**Work instructions:**
Copy the listing below line for line, starting at its first line and ending with the line that has "const yAxisTitle = '% respondents';" in it. Add nothing.

**Available data:**
* START *
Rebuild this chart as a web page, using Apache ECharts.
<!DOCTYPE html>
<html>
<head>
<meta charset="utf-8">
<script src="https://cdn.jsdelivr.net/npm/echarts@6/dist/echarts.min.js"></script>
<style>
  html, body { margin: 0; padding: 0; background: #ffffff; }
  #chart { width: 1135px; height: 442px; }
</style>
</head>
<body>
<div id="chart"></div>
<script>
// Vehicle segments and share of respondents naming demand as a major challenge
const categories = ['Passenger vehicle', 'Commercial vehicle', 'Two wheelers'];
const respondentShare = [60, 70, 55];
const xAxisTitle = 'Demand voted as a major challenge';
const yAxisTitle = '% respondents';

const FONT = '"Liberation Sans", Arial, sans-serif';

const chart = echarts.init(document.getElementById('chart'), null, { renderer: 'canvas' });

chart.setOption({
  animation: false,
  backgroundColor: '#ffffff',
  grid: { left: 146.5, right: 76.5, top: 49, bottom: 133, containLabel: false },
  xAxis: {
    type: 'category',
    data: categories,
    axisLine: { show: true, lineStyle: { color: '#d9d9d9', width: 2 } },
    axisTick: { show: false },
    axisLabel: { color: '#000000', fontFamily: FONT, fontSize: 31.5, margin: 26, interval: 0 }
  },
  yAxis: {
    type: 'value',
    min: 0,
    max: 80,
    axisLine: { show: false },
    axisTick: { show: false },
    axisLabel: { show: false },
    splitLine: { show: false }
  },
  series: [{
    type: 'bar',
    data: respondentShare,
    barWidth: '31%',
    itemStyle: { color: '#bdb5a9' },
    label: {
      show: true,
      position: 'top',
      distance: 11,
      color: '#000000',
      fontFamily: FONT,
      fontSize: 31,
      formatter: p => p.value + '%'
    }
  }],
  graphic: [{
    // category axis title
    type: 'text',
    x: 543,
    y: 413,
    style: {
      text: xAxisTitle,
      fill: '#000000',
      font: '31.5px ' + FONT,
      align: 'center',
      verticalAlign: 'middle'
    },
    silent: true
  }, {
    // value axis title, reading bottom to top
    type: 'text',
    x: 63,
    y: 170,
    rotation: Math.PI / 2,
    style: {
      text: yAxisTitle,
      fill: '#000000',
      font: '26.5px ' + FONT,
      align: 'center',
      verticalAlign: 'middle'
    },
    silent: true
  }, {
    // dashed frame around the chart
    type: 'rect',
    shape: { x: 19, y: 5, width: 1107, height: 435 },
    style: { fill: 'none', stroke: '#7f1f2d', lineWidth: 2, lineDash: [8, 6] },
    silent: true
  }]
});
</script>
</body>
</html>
* END *
**Finished answer:**
Rebuild this chart as a web page, using Apache ECharts.
<!DOCTYPE html>
<html>
<head>
<meta charset="utf-8">
<script src="https://cdn.jsdelivr.net/npm/echarts@6/dist/echarts.min.js"></script>
<style>
  html, body { margin: 0; padding: 0; background: #ffffff; }
  #chart { width: 1135px; height: 442px; }
</style>
</head>
<body>
<div id="chart"></div>
<script>
// Vehicle segments and share of respondents naming demand as a major challenge
const categories = ['Passenger vehicle', 'Commercial vehicle', 'Two wheelers'];
const respondentShare = [60, 70, 55];
const xAxisTitle = 'Demand voted as a major challenge';
const yAxisTitle = '% respondents';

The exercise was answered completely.